The United States, often called the “Land of Opportunity,” attracts individuals from all over the world seeking a better life for themselves and their families. In fact, the American Immigration Council estimates that over 1 million people immigrate to the United States each year.
As many people consider the possibility of bringing their families to the U.S., various myths and misconceptions about the immigration process emerge. These myths can create confusion and unnecessary stress for potential immigrants, so it is important to unravel the truth.
Myth #1: It is easy for anyone to bring their entire family to the U.S
The process of bringing family members to the U.S. is not simple. While U.S. citizens and legal permanent residents can petition for certain family members to join them, there are specific categories and criteria they must meet. Additionally, there are annual limits on the number of visas available for certain family categories.

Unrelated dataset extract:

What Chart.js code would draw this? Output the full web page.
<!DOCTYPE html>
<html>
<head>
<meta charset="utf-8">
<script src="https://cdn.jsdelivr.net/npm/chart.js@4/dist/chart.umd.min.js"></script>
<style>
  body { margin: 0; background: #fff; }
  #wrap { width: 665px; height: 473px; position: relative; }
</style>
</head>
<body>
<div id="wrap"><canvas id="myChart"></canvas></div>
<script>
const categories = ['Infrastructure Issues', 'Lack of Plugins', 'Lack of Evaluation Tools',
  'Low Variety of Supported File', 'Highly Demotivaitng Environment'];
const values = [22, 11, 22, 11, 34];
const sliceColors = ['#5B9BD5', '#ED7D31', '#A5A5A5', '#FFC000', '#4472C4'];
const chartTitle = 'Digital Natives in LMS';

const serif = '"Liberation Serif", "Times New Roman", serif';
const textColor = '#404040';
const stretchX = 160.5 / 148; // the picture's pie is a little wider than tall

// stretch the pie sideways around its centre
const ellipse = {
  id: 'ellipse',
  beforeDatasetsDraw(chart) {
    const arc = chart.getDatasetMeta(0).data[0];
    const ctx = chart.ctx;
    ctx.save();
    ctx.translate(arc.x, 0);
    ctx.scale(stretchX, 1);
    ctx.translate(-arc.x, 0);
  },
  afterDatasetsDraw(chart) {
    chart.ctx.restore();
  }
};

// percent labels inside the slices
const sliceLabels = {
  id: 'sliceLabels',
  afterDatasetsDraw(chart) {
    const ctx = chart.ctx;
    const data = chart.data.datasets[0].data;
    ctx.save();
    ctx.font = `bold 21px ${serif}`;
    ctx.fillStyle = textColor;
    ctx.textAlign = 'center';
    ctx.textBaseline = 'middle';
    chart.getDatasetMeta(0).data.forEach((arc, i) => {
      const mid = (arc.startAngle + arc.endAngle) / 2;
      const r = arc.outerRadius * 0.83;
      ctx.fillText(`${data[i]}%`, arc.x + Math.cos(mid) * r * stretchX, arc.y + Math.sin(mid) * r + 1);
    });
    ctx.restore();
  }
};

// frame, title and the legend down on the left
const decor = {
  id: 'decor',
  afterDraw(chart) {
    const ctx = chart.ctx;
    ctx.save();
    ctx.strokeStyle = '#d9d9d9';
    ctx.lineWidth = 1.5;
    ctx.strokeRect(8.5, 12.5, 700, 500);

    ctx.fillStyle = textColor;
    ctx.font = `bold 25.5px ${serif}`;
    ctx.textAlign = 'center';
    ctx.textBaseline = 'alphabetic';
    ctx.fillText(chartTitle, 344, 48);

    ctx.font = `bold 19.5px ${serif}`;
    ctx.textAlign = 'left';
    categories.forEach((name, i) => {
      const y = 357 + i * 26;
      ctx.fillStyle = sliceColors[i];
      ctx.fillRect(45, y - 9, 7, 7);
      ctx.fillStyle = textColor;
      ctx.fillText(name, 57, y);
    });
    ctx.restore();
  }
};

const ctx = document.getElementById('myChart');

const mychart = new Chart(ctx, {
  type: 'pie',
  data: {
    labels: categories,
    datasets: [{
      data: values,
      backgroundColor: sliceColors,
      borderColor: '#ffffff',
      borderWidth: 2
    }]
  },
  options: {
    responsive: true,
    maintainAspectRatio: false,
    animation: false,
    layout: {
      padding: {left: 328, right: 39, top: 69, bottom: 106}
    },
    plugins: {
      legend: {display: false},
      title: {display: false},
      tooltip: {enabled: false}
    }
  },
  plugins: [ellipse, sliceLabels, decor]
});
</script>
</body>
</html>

Myth #2: Marrying a U.S. citizen guarantees immediate citizenship
While marriage to a U.S. citizen can provide a pathway to residency and eventually citizenship, it does not grant automatic citizenship. The U.S. citizen spouse can petition for a visa for the foreign spouse, but the process involves several steps, including interviews and waiting periods.

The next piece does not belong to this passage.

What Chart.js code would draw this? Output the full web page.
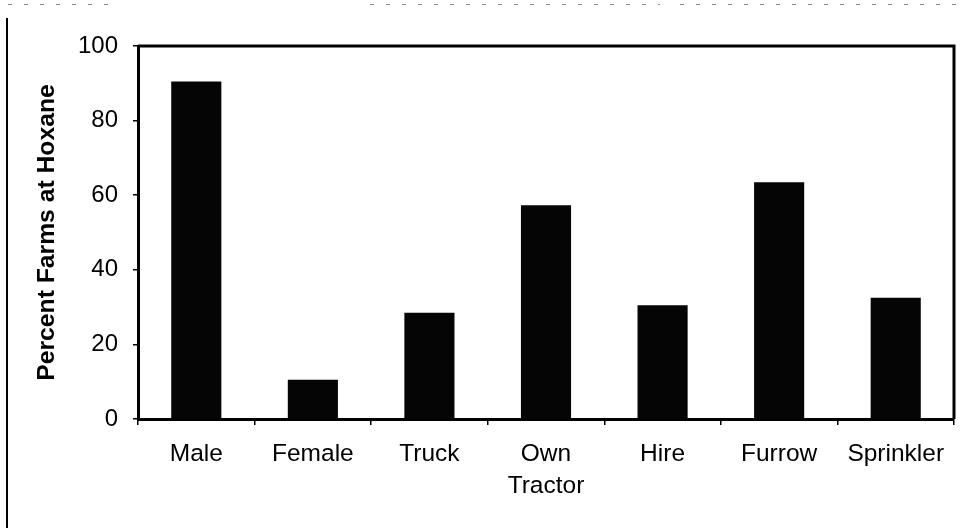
<!DOCTYPE html>
<html>
<head>
<meta charset="utf-8">
<script src="https://cdn.jsdelivr.net/npm/chart.js@4/dist/chart.umd.min.js"></script>
<style>
  html, body { margin: 0; padding: 0; background: #fff; }
  #wrap { width: 963px; height: 528px; position: relative; }
</style>
</head>
<body>
<div id="wrap"><canvas id="c" width="963" height="528"></canvas></div>
<script>
const categories = ["Male", "Female", "Truck", ["Own", "Tractor"], "Hire", "Furrow", "Sprinkler"];
const percentFarms = [90.5, 10.5, 28.5, 57.3, 30.5, 63.5, 32.5];
const yTicks = [0, 20, 40, 60, 80, 100];
const yTitle = "Percent Farms at Hoxane";

const FONT = "'Liberation Sans', Arial, Helvetica, sans-serif";

const framePlugin = {
  id: 'frame',
  beforeDraw(chart) {
    const ctx = chart.ctx;
    ctx.save();
    ctx.fillStyle = '#fff';
    ctx.fillRect(0, 0, chart.width, chart.height);
    // outer page frame line on the left
    ctx.strokeStyle = '#000';
    ctx.lineWidth = 2;
    ctx.beginPath();
    ctx.moveTo(7, 18);
    ctx.lineTo(7, chart.height);
    ctx.stroke();
    // faint scan line at top
    ctx.strokeStyle = '#888';
    ctx.lineWidth = 1;
    ctx.setLineDash([4, 12]);
    ctx.beginPath();
    ctx.moveTo(8, 4.5);
    ctx.lineTo(120, 4.5);
    ctx.moveTo(370, 4.5);
    ctx.lineTo(660, 4.5);
    ctx.moveTo(680, 4.5);
    ctx.lineTo(963, 4.5);
    ctx.stroke();
    ctx.restore();
  },
  afterDatasetsDraw(chart) {
    const a = chart.chartArea;
    const ctx = chart.ctx;
    ctx.save();
    ctx.strokeStyle = '#000';
    ctx.lineWidth = 3;
    ctx.beginPath();
    ctx.moveTo(a.left, a.top);
    ctx.lineTo(a.right, a.top);
    ctx.lineTo(a.right, a.bottom);
    ctx.stroke();
    ctx.restore();
  }
};

new Chart(document.getElementById('c'), {
  type: 'bar',
  data: {
    labels: categories,
    datasets: [{
      data: percentFarms,
      backgroundColor: '#050505',
      borderWidth: 0,
      categoryPercentage: 1,
      barPercentage: 0.43
    }]
  },
  options: {
    responsive: false,
    animation: false,
    devicePixelRatio: 1,
    layout: { padding: { top: 46, right: 9, bottom: 0, left: 0 } },
    plugins: { legend: { display: false }, tooltip: { enabled: false } },
    scales: {
      x: {
        afterFit(s) { s.height = 109; },
        border: { display: true, color: '#000', width: 3 },
        grid: { offset: true, drawOnChartArea: false, drawTicks: true, tickLength: 6, color: '#000', lineWidth: 1.5 },
        ticks: {
          color: '#000', padding: 13, maxRotation: 0, autoSkip: false,
          font: { family: FONT, size: 24.5, lineHeight: 1.31 }
        }
      },
      y: {
        min: 0, max: 100,
        afterFit(s) { s.width = 138; },
        afterBuildTicks(s) { s.ticks = yTicks.map(v => ({ value: v })); },
        border: { display: true, color: '#000', width: 3 },
        grid: { drawOnChartArea: false, drawTicks: true, tickLength: 5, color: '#000', lineWidth: 1.5 },
        ticks: {
          color: '#000', padding: 15,
          font: { family: FONT, size: 24 }
        },
        title: {
          display: true, text: yTitle, color: '#000',
          font: { family: FONT, size: 24.7, weight: 'bold', lineHeight: 1.2 },
          padding: { top: 32, bottom: 0 }
        }
      }
    }
  },
  plugins: [framePlugin]
});
</script>
</body>
</html>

Myth #3: Children born in the U.S. can immediately sponsor their parents for a green card
Although children born in the U.S. are U.S. citizens, they cannot sponsor their parents for a green card until they turn 21. Even then, the process can take time, and there are various requirements the parents must meet.
Myth #4: Adopting a child from another country grants them U.S. citizenship immediately
International adoption does not result in instant U.S. citizenship for the child. While the child may become a legal permanent resident after the adoption process concludes, the path to citizenship requires additional steps.

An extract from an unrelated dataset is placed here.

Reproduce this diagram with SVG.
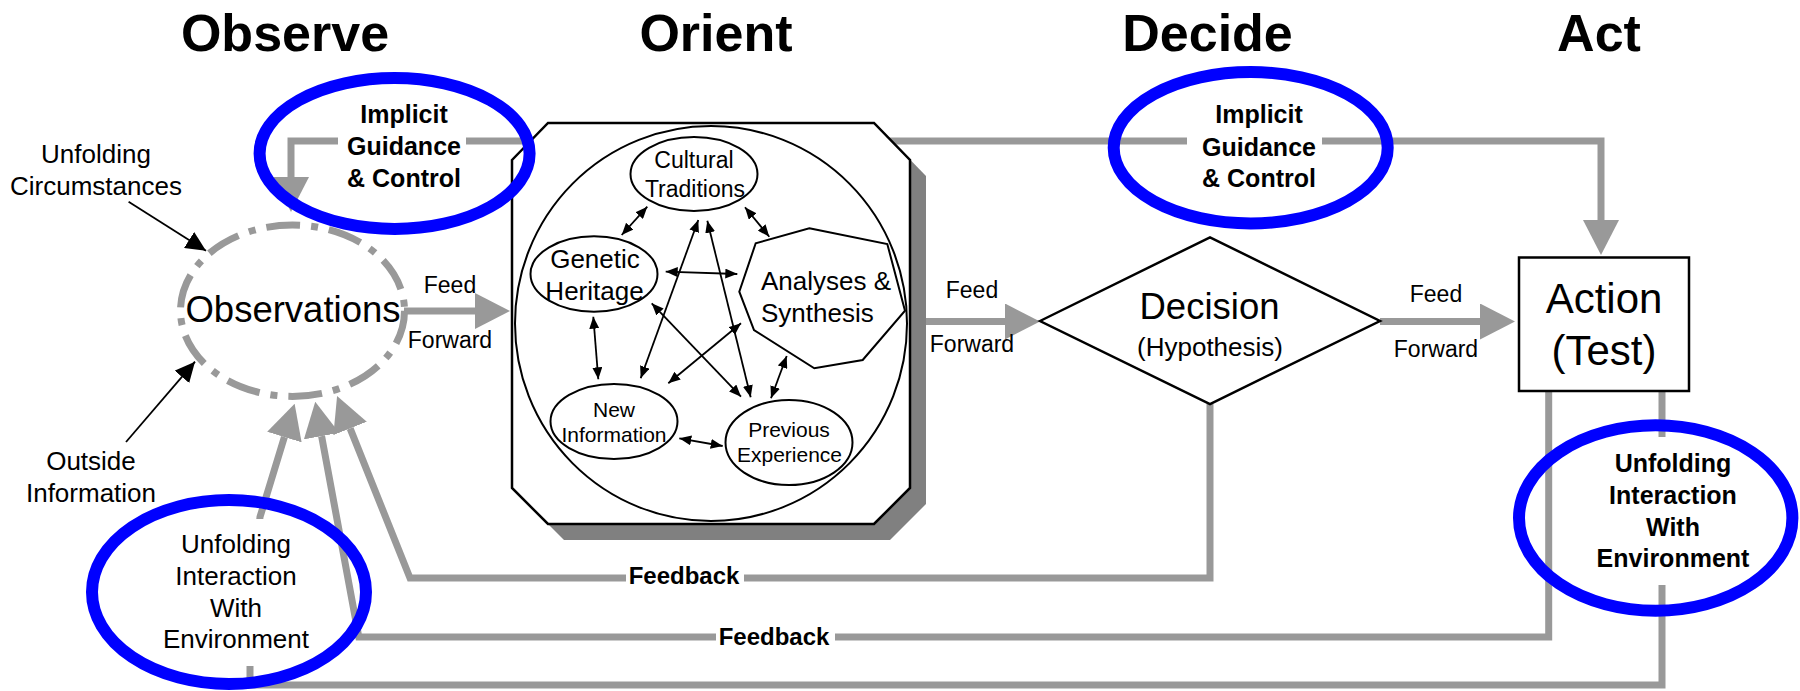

Myth #5: The U.S. government will separate families during the immigration process
While there have been instances of family separations at the border, the typical family immigration process does not involve separation. Families often undergo the immigration process together, especially when applying from their home countries.
Navigating the complexities of family immigration to the United States can be challenging. Myths and misconceptions only add to the confusion. By staying informed and seeking accurate information, you can make the best decisions for your family’s future in the U.S.